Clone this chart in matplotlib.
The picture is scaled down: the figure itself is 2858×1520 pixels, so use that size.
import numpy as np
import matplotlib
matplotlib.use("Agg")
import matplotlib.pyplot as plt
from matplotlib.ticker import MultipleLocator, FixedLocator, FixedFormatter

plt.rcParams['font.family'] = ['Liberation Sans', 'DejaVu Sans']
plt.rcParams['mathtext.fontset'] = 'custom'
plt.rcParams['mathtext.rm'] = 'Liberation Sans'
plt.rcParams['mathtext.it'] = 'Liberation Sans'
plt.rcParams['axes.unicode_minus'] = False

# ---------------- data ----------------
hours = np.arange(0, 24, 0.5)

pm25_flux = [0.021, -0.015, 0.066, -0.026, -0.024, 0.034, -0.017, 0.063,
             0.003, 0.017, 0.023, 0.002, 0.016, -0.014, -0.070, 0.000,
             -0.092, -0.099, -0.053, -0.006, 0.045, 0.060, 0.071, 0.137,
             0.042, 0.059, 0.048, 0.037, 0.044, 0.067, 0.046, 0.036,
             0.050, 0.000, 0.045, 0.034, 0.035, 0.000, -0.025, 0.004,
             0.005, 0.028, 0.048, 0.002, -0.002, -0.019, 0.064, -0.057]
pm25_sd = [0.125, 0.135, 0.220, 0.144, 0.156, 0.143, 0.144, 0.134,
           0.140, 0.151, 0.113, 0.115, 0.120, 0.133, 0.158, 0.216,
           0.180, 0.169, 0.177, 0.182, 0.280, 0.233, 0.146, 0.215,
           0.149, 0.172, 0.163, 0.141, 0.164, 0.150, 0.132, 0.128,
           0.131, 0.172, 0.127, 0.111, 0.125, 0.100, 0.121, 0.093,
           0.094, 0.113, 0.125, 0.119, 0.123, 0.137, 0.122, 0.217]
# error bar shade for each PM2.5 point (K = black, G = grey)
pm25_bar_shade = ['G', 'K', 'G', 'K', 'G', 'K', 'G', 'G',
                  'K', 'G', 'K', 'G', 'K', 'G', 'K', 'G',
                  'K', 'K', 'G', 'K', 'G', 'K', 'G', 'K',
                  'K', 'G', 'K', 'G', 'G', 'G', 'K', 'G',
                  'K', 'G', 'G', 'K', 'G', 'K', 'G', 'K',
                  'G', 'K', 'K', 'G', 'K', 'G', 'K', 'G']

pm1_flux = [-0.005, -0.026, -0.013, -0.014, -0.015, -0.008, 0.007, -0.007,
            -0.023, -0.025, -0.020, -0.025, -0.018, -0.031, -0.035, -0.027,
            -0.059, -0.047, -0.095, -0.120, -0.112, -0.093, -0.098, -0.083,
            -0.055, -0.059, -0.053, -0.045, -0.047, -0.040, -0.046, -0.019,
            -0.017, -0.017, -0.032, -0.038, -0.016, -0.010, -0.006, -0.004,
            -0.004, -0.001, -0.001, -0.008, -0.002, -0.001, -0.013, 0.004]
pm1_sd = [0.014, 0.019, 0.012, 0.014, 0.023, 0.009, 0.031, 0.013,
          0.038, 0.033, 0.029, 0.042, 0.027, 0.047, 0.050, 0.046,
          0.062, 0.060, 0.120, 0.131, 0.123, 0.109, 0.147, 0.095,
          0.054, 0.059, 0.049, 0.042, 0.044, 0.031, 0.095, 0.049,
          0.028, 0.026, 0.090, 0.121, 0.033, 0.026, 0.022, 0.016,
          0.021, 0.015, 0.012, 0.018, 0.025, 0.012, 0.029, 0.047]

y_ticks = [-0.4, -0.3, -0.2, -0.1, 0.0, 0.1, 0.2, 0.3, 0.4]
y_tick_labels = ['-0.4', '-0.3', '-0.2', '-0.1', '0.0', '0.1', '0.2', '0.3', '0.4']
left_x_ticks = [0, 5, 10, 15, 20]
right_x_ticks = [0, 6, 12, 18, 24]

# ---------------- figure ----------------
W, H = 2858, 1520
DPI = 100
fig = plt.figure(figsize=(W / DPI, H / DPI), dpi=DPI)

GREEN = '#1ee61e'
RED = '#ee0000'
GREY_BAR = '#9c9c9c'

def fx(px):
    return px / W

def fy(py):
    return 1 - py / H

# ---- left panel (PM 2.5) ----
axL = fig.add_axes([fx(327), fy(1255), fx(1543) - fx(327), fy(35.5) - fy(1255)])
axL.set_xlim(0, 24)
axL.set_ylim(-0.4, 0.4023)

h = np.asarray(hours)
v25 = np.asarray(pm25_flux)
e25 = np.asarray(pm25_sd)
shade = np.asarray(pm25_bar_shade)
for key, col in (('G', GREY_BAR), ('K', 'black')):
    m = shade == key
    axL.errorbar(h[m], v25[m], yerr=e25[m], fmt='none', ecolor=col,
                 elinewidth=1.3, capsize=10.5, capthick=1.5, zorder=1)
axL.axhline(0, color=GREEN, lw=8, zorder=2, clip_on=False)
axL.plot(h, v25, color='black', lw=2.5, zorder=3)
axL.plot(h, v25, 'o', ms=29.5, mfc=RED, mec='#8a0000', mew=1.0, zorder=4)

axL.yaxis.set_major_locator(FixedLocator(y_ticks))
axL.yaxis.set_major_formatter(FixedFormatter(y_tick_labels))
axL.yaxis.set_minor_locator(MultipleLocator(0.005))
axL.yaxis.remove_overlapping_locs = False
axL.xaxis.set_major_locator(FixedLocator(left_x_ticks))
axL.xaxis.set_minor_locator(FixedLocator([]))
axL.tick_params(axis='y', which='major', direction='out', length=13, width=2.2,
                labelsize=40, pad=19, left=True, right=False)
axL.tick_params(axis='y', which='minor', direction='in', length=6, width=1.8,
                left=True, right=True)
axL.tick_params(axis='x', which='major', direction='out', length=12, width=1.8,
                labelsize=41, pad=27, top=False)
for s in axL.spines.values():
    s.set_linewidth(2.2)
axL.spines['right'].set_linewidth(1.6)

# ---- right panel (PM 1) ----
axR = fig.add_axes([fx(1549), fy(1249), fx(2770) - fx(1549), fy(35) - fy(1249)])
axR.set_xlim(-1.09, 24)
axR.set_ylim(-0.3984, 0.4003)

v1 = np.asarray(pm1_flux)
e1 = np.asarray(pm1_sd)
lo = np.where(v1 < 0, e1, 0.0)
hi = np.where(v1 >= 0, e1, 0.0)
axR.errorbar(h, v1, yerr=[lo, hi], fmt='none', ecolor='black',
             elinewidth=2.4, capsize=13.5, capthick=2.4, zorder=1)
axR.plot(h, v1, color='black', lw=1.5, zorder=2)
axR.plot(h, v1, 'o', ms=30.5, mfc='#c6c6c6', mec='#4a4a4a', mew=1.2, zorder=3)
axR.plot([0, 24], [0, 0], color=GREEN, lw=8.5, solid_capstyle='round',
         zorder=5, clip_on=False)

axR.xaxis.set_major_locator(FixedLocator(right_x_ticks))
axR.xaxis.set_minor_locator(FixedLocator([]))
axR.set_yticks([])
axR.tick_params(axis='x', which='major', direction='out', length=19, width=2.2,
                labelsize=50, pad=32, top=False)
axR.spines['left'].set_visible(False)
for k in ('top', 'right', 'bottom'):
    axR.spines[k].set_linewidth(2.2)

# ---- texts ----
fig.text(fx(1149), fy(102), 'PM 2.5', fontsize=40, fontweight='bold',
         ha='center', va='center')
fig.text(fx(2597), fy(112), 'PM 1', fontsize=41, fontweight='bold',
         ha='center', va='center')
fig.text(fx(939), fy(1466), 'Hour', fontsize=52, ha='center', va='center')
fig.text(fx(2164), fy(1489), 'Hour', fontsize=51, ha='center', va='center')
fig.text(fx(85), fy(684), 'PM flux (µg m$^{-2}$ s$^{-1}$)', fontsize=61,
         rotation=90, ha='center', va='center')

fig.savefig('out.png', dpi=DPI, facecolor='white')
------------------------
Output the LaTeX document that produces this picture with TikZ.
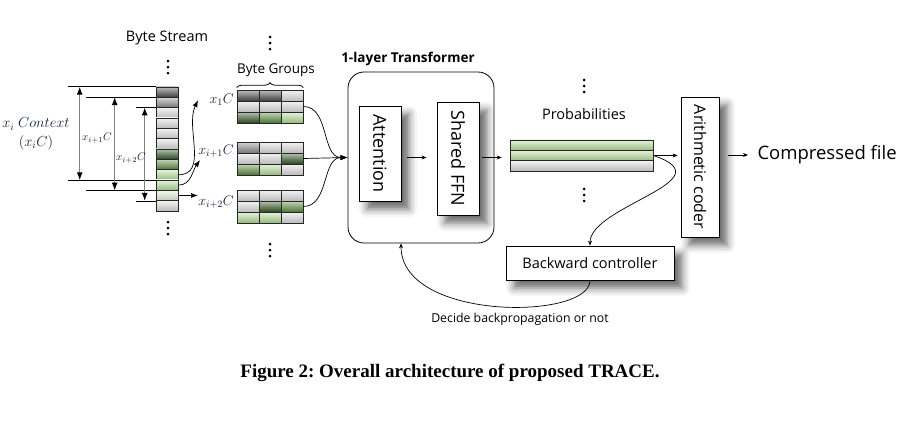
------------------------
(PROBLEM DETAILS)
Repeat exactly, and only, the lines from the one containing "The picture is" through the one containing "from matplotlib.ticker import", both included.

(WRITTEN RESPONSE)
The picture is scaled down: the figure itself is 2858×1520 pixels, so use that size.
import numpy as np
import matplotlib
matplotlib.use("Agg")
import matplotlib.pyplot as plt
from matplotlib.ticker import MultipleLocator, FixedLocator, FixedFormatter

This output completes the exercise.